Applying discount rates to future costs with the assumption that more efficient climate mitigation can occur in a future world that is wealthier than ours ignores the irreversibility of the effects as well as the devastating consequences they will have on the wealth of future generations. We have already committed our civilization to considerable deficits in how Earth systems respond. These dangers pose substantial challenges to humanity and nature, with a magnitude that is directly linked to the management practices we choose to retreat from further tipping points and irreversible changes from GHG emissions.

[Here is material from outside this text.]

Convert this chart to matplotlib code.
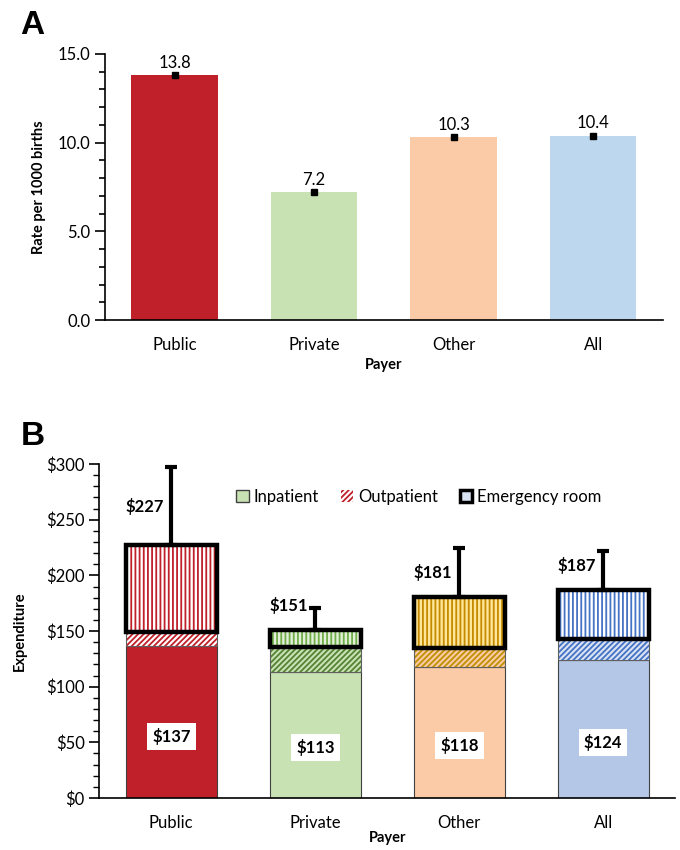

Meanwhile, Glenn Beck tosses a (fake?) frog into a pot of boiling water as part of the day's entertainment.
The UNEP report has detailed, sobering sections on ice, oceans, and ecosystems. The report concludes by describing "systems management": business as usual will not work. The report goes through the usual blather about water management, vegetation management, management for resilience, and the like. However, some items smack of desperate measures for these desperate times:
* Gene banks for up to 4.5 million crop varieties
* Assisted colonization: forcibly relocating animals and plants
* Managed agricultural adaptation when the amount of available cropland per person drops to 0.1 hectares per person
* geoengineering by injecting aerosols into the atmosphere
* geoengineering by large vertical pipes in the sea to keep upwelling and downwelling moving
* "Sunshade geoengineering"
Got that? Things are so irreversible that we need to consider gene banks for seeds and sunshades in the sky!
"It is better to be making the news than taking it; to be an actor rather than a critic."
-- Winston Churchill, 1898
I'm normally an optimist, not a pessimist; an activist, not a passivist, and a fighter, not a wailer. I'm on DailyKos with the goal of convincing Senators to vote for a loophole-riddled, imperfect bill, in the hopes that something can be done. Today's report illustrates the scope of the climate change we face. Be afraid...very afraid.